The poem is indeed written for performance; the listeners gets a whole extra dimension hearing me read it, somehow both more soothing and more unsettling as the story veers bit by bit into more ominous and surreal territory as an examination of the uptightness of suburbia and the dark underbelly of suburban life. On the one hand the story feels inspired by BDSM puppy play with the leather fetish kink scene then on the other has the feel of a childhood story book.
— LEE CAMPBELL

SELECTED SCREENINGS AND AWARDS:

KINO SHORT FILM OPEN MIC LONDON, United Kingdom September 16, 2021; LATEST VISIONS: Northern Visions and Latest TV, October 31, 2021; The Good Dog! International Film Festival, Australia, Honorable Mention February 20, 2022.


THE ARTIST

Lee Campbell’s moving image film practice brings together drawing, painting, photography and performance. His films are often made by repurposing personal archival material and sound and moving image recordings. Collage has become a major tool in his practice, reinvigorating paintings and drawings from nearly twenty years ago and juxtaposing them with current photographic and performance work for the camera.

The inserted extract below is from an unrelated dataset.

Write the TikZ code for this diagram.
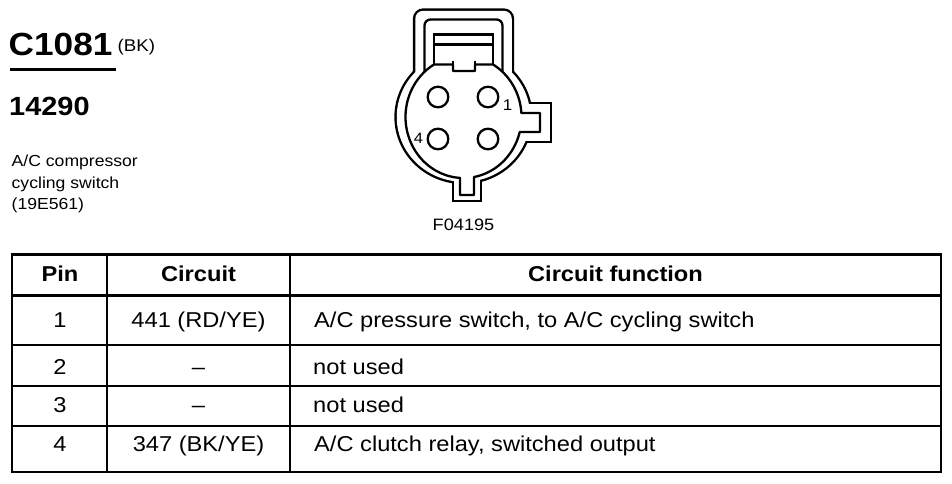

Campbell is an artist, poet experimental filmmaker, writer, Senior Lecturer at University of the Arts London, curator of regular performance poetry night POW? Play on Words in South London and founder of Homo Humour, the first of its kind project on contemporary queer male film and moving image practices that explore humour and LGBTQ+ storytelling. His experimental performance poetry films have been selected for many international film festivals since 2019 including Queerbee LGBT Film Festival, The Gilbert Baker Film Festival, Kansas 2020 and 2021, HOMOGRAPHY, Brussels and STATES OF DESIRE: Tom of Finland in the Queer Imagination, Casa de Duende, Philadelphia, USA, 2020 WICKED QUEER 2021, Boston, USA, FilmPride - Brighton & Hove Pride's official LGBTQ+ film festival, Brighton, UK, Splice Film Festival 2021, Brooklyn, USA and Darkroom Festival, London.
 
In 2022, Lee’s films have screened/will screen at prestigious events/festivals including REELpoetry/HoustonTX, Houston, USA, Living with Buildings II, Coventry, UK, Beyond Words curated by Gabriel Sosa, Fountain Street Gallery, Boston USA, Micromania Film Festival ,The Football Art Prize, UK-touring exhibition to Touchstones Rochdale, Millennium Gallery, Sheffield and Sunderland Museum & Winter Gardens, Scream Queer Film Festival, Rome, Italy, Splice Film Festival 2022, Brooklyn, USA, TRANÅS AT THE FRINGE - International Screening of Experimental Films and Videopoems, Sweden, Post Pxrn Film Festival, Warsaw, Poland and FILM.ART Festival, Innsbruck, Austria. He has a solo exhibition of his poetry films, See Me, in July 2022 at Fountain Street Gallery, Boston, USA.